Exercise: In the lines below, output everything from the first line through the line containing "700, 800, 900]" exactly as it is. Pictures are not part of the output.

Data lines:
+-------+

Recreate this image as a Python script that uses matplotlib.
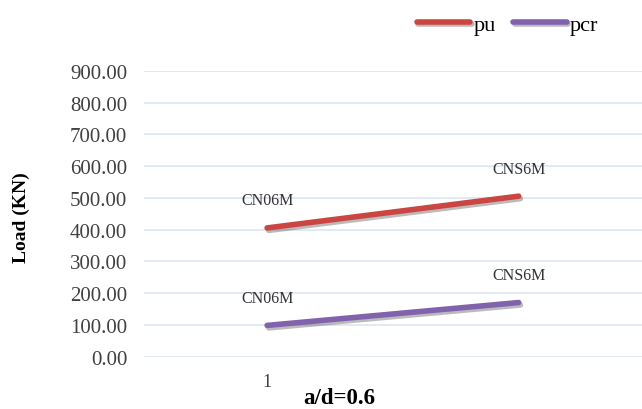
import matplotlib.pyplot as plt
import matplotlib.patheffects as pe

# data
x = [1, 2]
pu = [405, 505]
pcr = [98, 170]
point_labels = ["CN06M", "CNS6M"]
yticks = [0, 100, 200, 300, 400, 500, 600, 700, 800, 900]

plt.rcParams['font.family'] = ['Liberation Serif', 'DejaVu Serif']

fig = plt.figure(figsize=(6.42, 4.10), dpi=100)
ax = fig.add_axes([0.224, 0.128, 0.776, 0.697])

shadow = [pe.SimpleLineShadow(offset=(1.2, -1.8), alpha=0.4, shadow_color='#555555'), pe.Normal()]
ax.plot(x, pu, color='#CB4543', lw=4, solid_capstyle='round', label='pu', path_effects=shadow)
ax.plot(x, pcr, color='#8162AD', lw=4, solid_capstyle='round', label='pcr', path_effects=shadow)

for xi, yi, lab in zip(x, pu, point_labels):
    ax.annotate(lab, (xi, yi), xytext=(0, 14), textcoords='offset points',
                ha='center', va='bottom', fontsize=11.5, color='#333333')
for xi, yi, lab in zip(x, pcr, point_labels):
    ax.annotate(lab, (xi, yi), xytext=(0, 14), textcoords='offset points',
                ha='center', va='bottom', fontsize=11.5, color='#333333')

ax.set_xlim(0.51, 2.49)
ax.set_ylim(0, 900)
ax.set_yticks(yticks)
ax.set_yticklabels([f"{v:.2f}" for v in yticks], fontsize=15, color='#404040')
ax.set_xticks([1])
ax.set_xticklabels(["1"], fontsize=13, color='#404040')
ax.tick_params(length=0, pad=12)
ax.tick_params(axis='y', pad=12)
ax.grid(axis='y', color='#DCE6F2', lw=1.2)
for s in ax.spines.values():
    s.set_visible(False)

ax.set_ylabel("Load (KN)", fontsize=14, fontweight='bold')
ax.yaxis.set_label_coords(-0.228, 0.49)
ax.set_xlabel("a/d=0.6", fontsize=16.5, fontweight='bold')
ax.xaxis.set_label_coords(0.393, -0.105)

fig.legend(loc='upper right', bbox_to_anchor=(0.963, 1.012), ncol=2, frameon=False,
           fontsize=16, handlelength=2.4, columnspacing=0.8, handletextpad=0.15)

fig.savefig("out.png")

+-------+

Task answer:
Recreate this image as a Python script that uses matplotlib.
import matplotlib.pyplot as plt
import matplotlib.patheffects as pe

# data
x = [1, 2]
pu = [405, 505]
pcr = [98, 170]
point_labels = ["CN06M", "CNS6M"]
yticks = [0, 100, 200, 300, 400, 500, 600, 700, 800, 900]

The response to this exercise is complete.